Je souhaite aussi exprimer ici l'inquiétude que suscite chez les agriculteurs corses – dont beaucoup sont en situation de précarité, pour ne pas dire de survie – la renégociation de la politique agricole commune. Notre île, au sein de laquelle la filière agricole joue un rôle croissant dans la production de biens comme dans l'aménagement et la valorisation du territoire, peut être durement affectée par les perspectives, telles qu'elles nous arrivent, de la nouvelle PAC. En relation directe avec le sujet du jour, je souligne que notre île joue à fond la carte de la qualité.
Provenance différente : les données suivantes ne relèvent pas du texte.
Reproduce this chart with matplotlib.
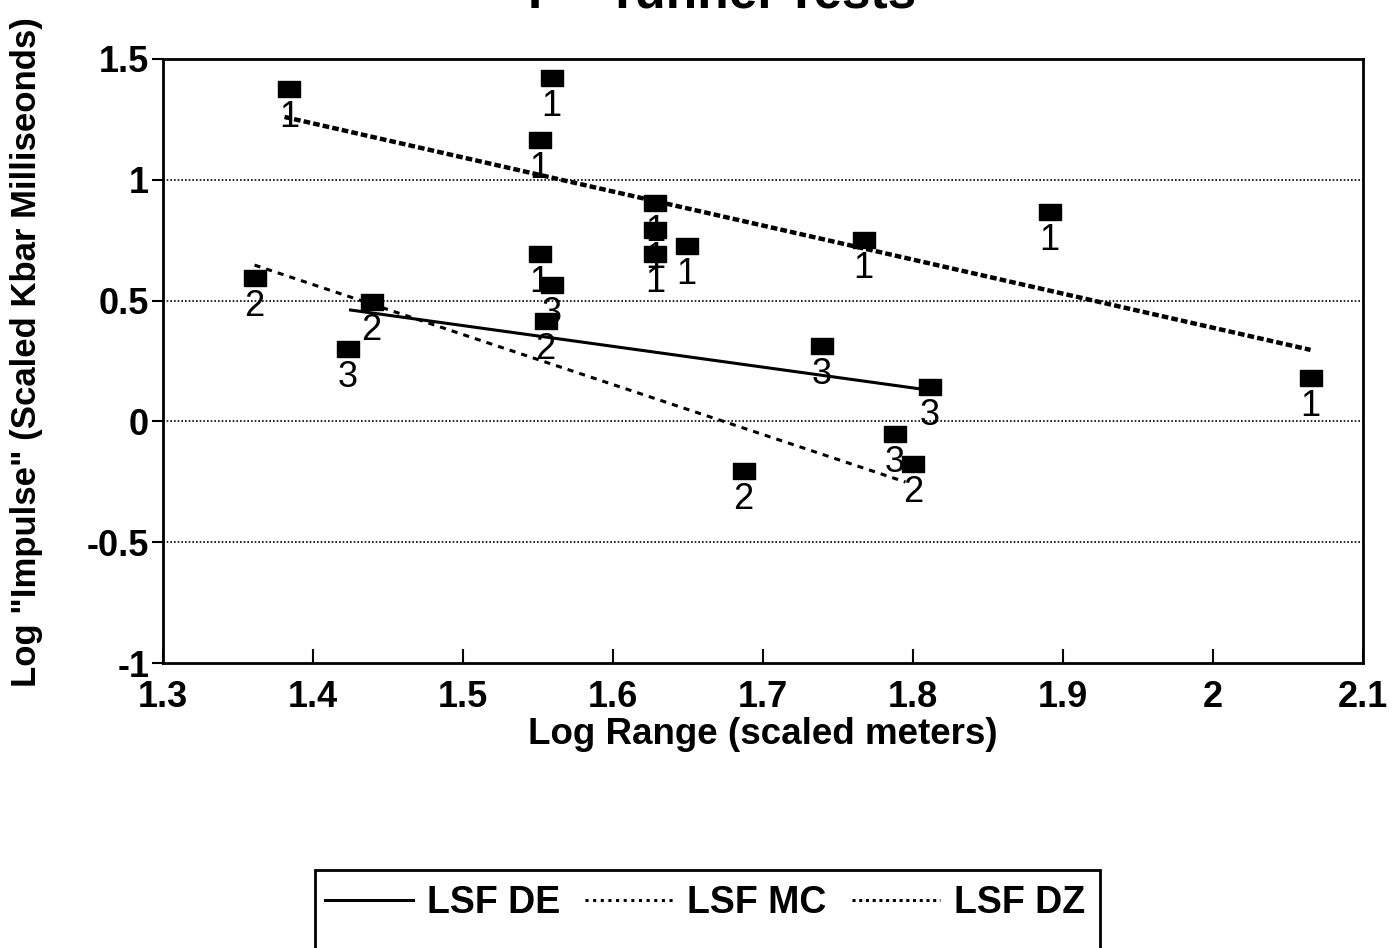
import matplotlib.pyplot as plt
from matplotlib.patches import Rectangle
from matplotlib.lines import Line2D

plt.rcParams["font.family"] = ["Liberation Sans", "DejaVu Sans"]

# measured points: log range, log impulse, group label
log_range = [1.384, 1.559, 1.551, 1.628, 1.628, 1.628, 1.649, 1.551, 1.767, 1.891, 2.065,
             1.361, 1.439, 1.555, 1.687, 1.800,
             1.423, 1.559, 1.739, 1.811, 1.788]
log_impulse = [1.376, 1.421, 1.165, 0.904, 0.792, 0.693, 0.726, 0.693, 0.751, 0.867, 0.180,
               0.594, 0.494, 0.415, -0.205, -0.176,
               0.300, 0.565, 0.312, 0.142, -0.052]
group = ["1", "1", "1", "1", "1", "1", "1", "1", "1", "1", "1",
         "2", "2", "2", "2", "2",
         "3", "3", "3", "3", "3"]

# least-squares fit lines (end points)
de_x = [1.425, 1.810]
de_y = [0.461, 0.130]
mc_x = [1.361, 1.795]
mc_y = [0.647, -0.251]
dz_x = [1.381, 2.065]
dz_y = [1.260, 0.296]

x_ticks = [1.3, 1.4, 1.5, 1.6, 1.7, 1.8, 1.9, 2.0, 2.1]
y_ticks = [-1, -0.5, 0, 0.5, 1, 1.5]

fig = plt.figure(figsize=(13.97, 9.48), dpi=100)
ax = fig.add_axes([0.1167, 0.3006, 0.859, 0.6372])

for yv in [-0.5, 0, 0.5, 1]:
    ax.axhline(yv, color="black", linestyle=(0, (1, 1.2)), linewidth=1.2, zorder=1)

ax.plot(de_x, de_y, color="black", linewidth=2.2, zorder=2)
ax.plot(mc_x, mc_y, color="black", linewidth=2.2, linestyle=(0, (2, 2)), zorder=2)
ax.plot(dz_x, dz_y, color="black", linewidth=3.2, linestyle=(0, (1.5, 0.7)), zorder=2)

rect = [(-1.2, -0.85), (1.2, -0.85), (1.2, 0.85), (-1.2, 0.85), (-1.2, -0.85)]
ax.plot(log_range, log_impulse, linestyle="none", marker=rect, markersize=16,
        color="black", zorder=3)
for xv, yv, g in zip(log_range, log_impulse, group):
    ax.annotate(g, (xv, yv), textcoords="offset points", xytext=(0, -8),
                ha="center", va="top", fontsize=26, zorder=4)

ax.set_xlim(1.3, 2.1)
ax.set_ylim(-1, 1.5)
ax.set_xticks(x_ticks)
ax.set_xticklabels([f"{v:g}" for v in x_ticks], fontweight="bold")
ax.set_yticks(y_ticks)
ax.set_yticklabels([f"{v:g}" for v in y_ticks], fontweight="bold")
ax.tick_params(axis="x", direction="in", length=10, width=1.5, labelsize=26, pad=12)
ax.tick_params(axis="y", direction="out", length=8, width=1.5, labelsize=26, pad=2)
for s in ax.spines.values():
    s.set_linewidth(2)
ax.set_xlabel("Log Range (scaled meters)", fontsize=26.5, fontweight="bold", labelpad=2)

fig.text(27 / 1397, 1 - 352 / 948, 'Log "Impulse" (Scaled Kbar Milliseonds)',
         rotation=90, ha="center", va="center", fontsize=25, fontweight="bold")
fig.text(722 / 1397, 1 - 7 / 948, "P - Tunnel Tests", ha="center", va="baseline",
         fontsize=37, fontweight="bold")

# legend box runs off the bottom edge
fig.patches.append(Rectangle((315 / 1397, -0.02), 785 / 1397, 0.02 + 78 / 948,
                             transform=fig.transFigure, fill=False,
                             edgecolor="black", linewidth=2))
handles = [
    Line2D([], [], color="black", linewidth=2.2),
    Line2D([], [], color="black", linewidth=2.2, linestyle=(0, (1, 1.5))),
    Line2D([], [], color="black", linewidth=2.2, linestyle=(0, (1, 1.2))),
]
fig.legend(handles, ["LSF DE", "LSF MC", "LSF DZ"], loc="center",
           bbox_to_anchor=(705 / 1397, 1 - 903 / 948), ncol=3, frameon=False,
           prop={"size": 27, "weight": "bold"}, handlelength=2.35,
           handletextpad=0.37, columnspacing=0.67)

fig.savefig("out.png", dpi=100)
Je voudrais également évoquer la condition animale. Les conditions d'élevage et d'abattage s'éloignent trop souvent du respect minimal dû aux animaux ; certaines images qui nous sont proposées témoignent d'une inhumanité qui nous révulse. Il est de notre devoir d'intervenir et de légiférer en la matière. L'avancée de la loi sur les mauvais traitements, même modeste, reste une avancée. Encore faut-il pouvoir témoigner de mauvais traitements : nous espérons que l'expérimentation de la vidéosurveillance en abattoirs sera autre chose qu'un faux-fuyant et ouvrira de nouvelles perspectives. Je n'évoquerai pas les conditions de vie animale dans certains élevages suidés ou avicoles, qui appellent réforme.

Cette loi doit être aussi l'occasion de définir des objectifs clairs en matière de qualité nutritionnelle. Agir sur les taux de sucre, de sel, de gras, sensibiliser, prévoir un étiquetage plus explicite, promouvoir le bio, réduire le volume de traitement en produits phytosanitaires, interdire le glyphosate, assurer la valeur ajoutée des labels AOC – appellation d'origine contrôlée – , IGP – indication géographique protégée – et AOP – appellation d'origine protégée – face aux marques de distributeur : tous ces objectifs restent d'actualité. Nous prenons acte des avancées proposées dans ces divers domaines que je viens d'évoquer et dans d'autres, et nous souhaitons voir dans cette loi un premier pas, une avancée qui en appellera d'autres.